The Humane Society offered a reward to any member of the public who could bring the bikers to justice for the chicken race, but no one obliged. “They had a thousand-dollar reward for anybody who’d put me away regarding the chicken,” Guindon recalled. “A thousand dollars for anybody that would squeal on me. That was a lot of money in those days.”

Guindon hadn’t expected anything like the reaction the chicken story brought, and he remained absolutely unapologetic decades later. “I didn’t give a shit,” he said. “Farmers kill chickens any time they want. Thousands of chickens get killed every day to feed people. How are they killed? We don’t know.”
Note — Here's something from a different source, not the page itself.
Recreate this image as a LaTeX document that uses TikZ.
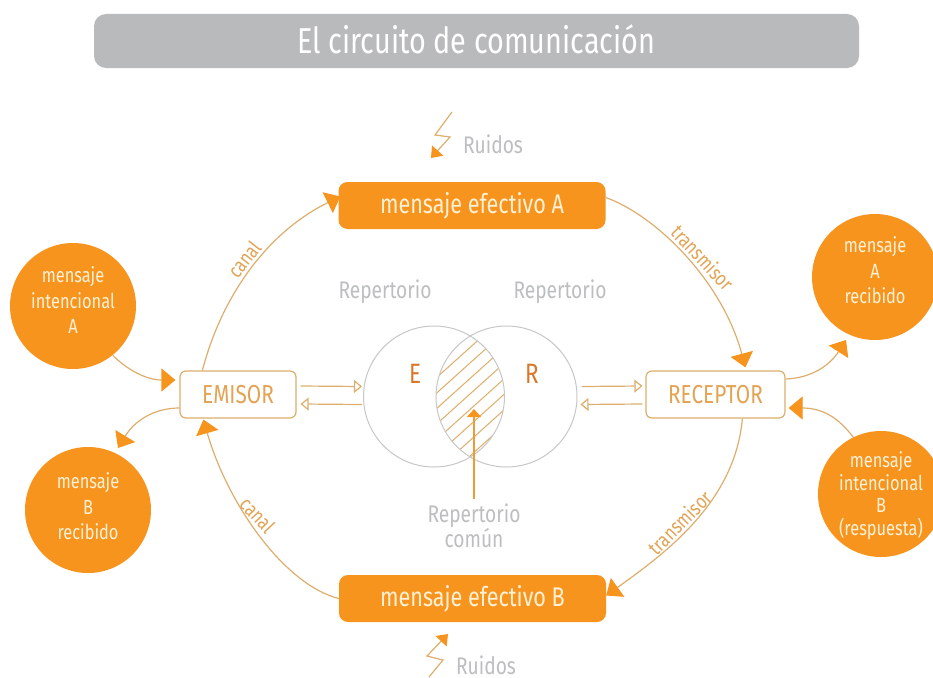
\documentclass[tikz,border=0pt]{standalone}
\usepackage{fontspec}
\setmainfont[FakeStretch=0.8]{Fira Sans}
\usetikzlibrary{arrows.meta,calc}
\definecolor{orangeF}{HTML}{F7941E}
\definecolor{tanL}{HTML}{DDAE6C}
\definecolor{grayT}{HTML}{BDBEC0}
\definecolor{grayB}{HTML}{B9BABC}
\definecolor{creamT}{HTML}{FFF1D6}
\definecolor{labelO}{HTML}{E3A353}
\definecolor{letterO}{HTML}{D9772B}
\newcommand{\discrows}[2]{\raisebox{#1}[\height][\depth]{\begin{tabular}{@{}c@{}}#2\end{tabular}}}
\tikzset{
  msgbox/.style={fill=orangeF,rounded corners=9pt,minimum width=267pt,minimum height=47pt,inner sep=0pt,text=creamT,font=\fontsize{27}{30}\selectfont},
  rolebox/.style={draw=tanL,line width=1.2pt,fill=white,rounded corners=6pt,minimum height=47pt,inner sep=0pt,text=labelO,font=\fontsize{26}{30}\selectfont},
  disc/.style={circle,fill=orangeF,minimum size=126pt,inner sep=0pt,text=creamT,align=center,font=\fontsize{20.5}{25.5}\selectfont},
  graytxt/.style={text=grayT,font=\fontsize{24}{21}\selectfont,align=center,inner sep=0pt},
  pathlabel/.style={text=labelO,font=\fontsize{20.5}{22}\selectfont,inner sep=0pt},
  flow/.style={draw=tanL,line width=1.2pt,-{Triangle[length=14pt,width=23pt,color=orangeF,fill=orangeF]}},
  exchange/.style={draw=tanL,line width=1.2pt,-{Triangle[open,length=8pt,width=13pt,color=tanL,fill=white]}},
  bolt/.style={draw=tanL,line width=1.2pt,-{Triangle[length=10pt,width=15pt,color=orangeF,fill=orangeF]}},
  venn/.style={circle,draw=black!22,line width=1pt,minimum size=141pt,inner sep=0pt},
}
\begin{document}
\begin{tikzpicture}[x=1pt,y=-1pt]
\useasboundingbox (0,0) rectangle (933,677);
\fill[white] (0,0) rectangle (933,677);
% title
\node[fill=grayB,rounded corners=12pt,minimum width=765pt,minimum height=54pt,inner sep=0pt,text=white,font=\fontsize{36}{38}\selectfont] (title) at (476.5,41) {\raisebox{2pt}[\height][\depth]{El circuito de comunicación}};
% main nodes
\node[msgbox] (msgA) at (472,205.5) {mensaje efectivo A};
\node[msgbox] (msgB) at (472.5,598.5) {mensaje efectivo B};
\node[rolebox,minimum width=116pt] (emisor) at (238,394.5) {EMISOR};
\node[rolebox,minimum width=139pt] (receptor) at (715.5,394.5) {RECEPTOR};
\node[disc] (intA) at (73,306) {\discrows{3pt}{mensaje\\intencional\\A}};
\node[disc] (recB) at (88,510) {\discrows{1pt}{mensaje\\B\\recibido}};
\node[disc] (recA) at (875,277) {\discrows{4pt}{mensaje\\A\\recibido}};
\node[disc,font=\fontsize{20.5}{22}\selectfont] (intB) at (881,494) {\discrows{-3pt}{mensaje\\intencional\\B\\(respuesta)}};
% venn
\begin{scope}
  \clip (434,396.5) circle[radius=70.5pt];
  \clip (506.5,396.5) circle[radius=70.5pt];
  \foreach \k in {0,...,12}{
    \draw[tanL,line width=1pt] (430,{337+15.5*\k}) -- (510,{337+15.5*\k-72});
  }
\end{scope}
\node[venn] (vennE) at (434,396.5) {};
\node[venn] (vennR) at (506.5,396.5) {};
\node[text=letterO,font=\fontsize{28}{30}\selectfont,inner sep=0pt] (letE) at (415,374) {E};
\node[text=letterO,font=\fontsize{28}{30}\selectfont,inner sep=0pt] (letR) at (532,374) {R};
\node[graytxt] (repE) at (385,292) {Repertorio};
\node[graytxt] (repR) at (560,292) {Repertorio};
\node[graytxt] (repC) at (474,526) {Repertorio\\común};
\coordinate (commonTip) at (474,409);
\draw[draw=orangeF!70!tanL,line width=1.5pt,-{Triangle[length=8pt,width=14pt,color=orangeF,fill=orangeF]}] ($(repC.north -| commonTip)+(0,-5)$) -- (commonTip);
% exchange arrows
\draw[exchange] ($(emisor.east)+(4,-8.5)$) -- ($(vennE.west)+(-1,-10)$);
\draw[exchange] ($(vennE.west)+(-1,8)$) -- ($(emisor.east)+(4,9.5)$);
\draw[exchange] ($(vennR.east)+(4,-10)$) -- ($(receptor.west)+(-3,-8.5)$);
\draw[exchange] ($(receptor.west)+(-3,9.5)$) -- ($(vennR.east)+(3,8)$);
% ring
\draw[flow] ($(emisor.north west)+(23,0)$) .. controls (222,295) and (268,232) .. ($(msgA.west)+(2,-9)$);
\draw[flow] ($(msgA.east)+(0,-8)$) .. controls (655,215) and (722,280) .. ($(receptor.north west)+(100,-3)$);
\draw[flow] ($(receptor.south west)+(97,0)$) .. controls (735,500) and (670,550) .. ($(msgB.east)+(0,-3)$);
\draw[flow] (msgB.west) .. controls (285,585) and (228,505) .. ($(emisor.south west)+(24,1)$);
% side arrows
\draw[flow] (intA.-51) .. controls (125,368) and (145,380) .. ($(emisor.west)+(-4,-14.5)$);
\draw[flow] ($(emisor.west)+(0,13.5)$) .. controls (155,408) and (135,420) .. (118,448);
\draw[flow] ($(receptor.east)+(0,-15.5)$) .. controls (812,378) and (830,365) .. (846,340);
\draw[flow] (intB.116) .. controls (840,420) and (825,408) .. ($(receptor.east)+(3,13.5)$);
% ruidos
\coordinate (b1a) at (452,112);
\coordinate (b1b) at (435,135);
\coordinate (b1c) at (450,137);
\coordinate (b1d) at (431,158);
\draw[bolt] (b1a) -- (b1b) -- (b1c) -- (b1d);
\node[graytxt] (ruidosA) at (493,144) {Ruidos};
\coordinate (b2a) at (429,677);
\coordinate (b2b) at (443,660);
\coordinate (b2c) at (427,656);
\coordinate (b2d) at (448,634);
\draw[bolt] (b2a) -- (b2b) -- (b2c) -- (b2d);
\node[graytxt] (ruidosB) at (486,665) {Ruidos};
% path labels
\node[pathlabel,rotate=52,anchor=base] (canalA) at (250,264) {canal};
\node[pathlabel,rotate=-47,anchor=base] (canalB) at (252,520) {canal};
\node[pathlabel,rotate=-47,anchor=base] (transA) at (697,263) {transmisor};
\node[pathlabel,rotate=45,anchor=base] (transB) at (685,528) {transmisor};
\end{tikzpicture}
\end{document}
The unwelcome attention Guindon was drawing extended beyond his associates in the biker world.

Teresa Guindon was thrilled to become the proud owner of a bicycle with high handlebars and a banana seat. She was just six or seven years old and thrilled when her uncle Jack painted it a metallic purple. “It looked like there were diamonds in the paint,” Teresa said.

Then one day, it was gone and little Teresa was distraught. Veronica still lived in Oshawa but had cut off any contact with Bernie. She took the problem to the local police, and officers took her daughter into a station room alone, ostensibly to identify bicycles. Once she was separated from her mother, the conversation quickly became about her father, not bicycles, Teresa later said. “They’re scaring the crap out of me. Telling me how evil my dad is. That they’re going to rub him out. They’re trying to get information out of me. I’m a little girl. I don’t know.”

Teresa was in tears when she returned to her mother. Naturally, Veronica wanted to know why her little girl was crying. Teresa recalled an officer replying, “She’s just upset we couldn’t get her bike.”

Just sharing Bernie Guindon’s last name was now a liability.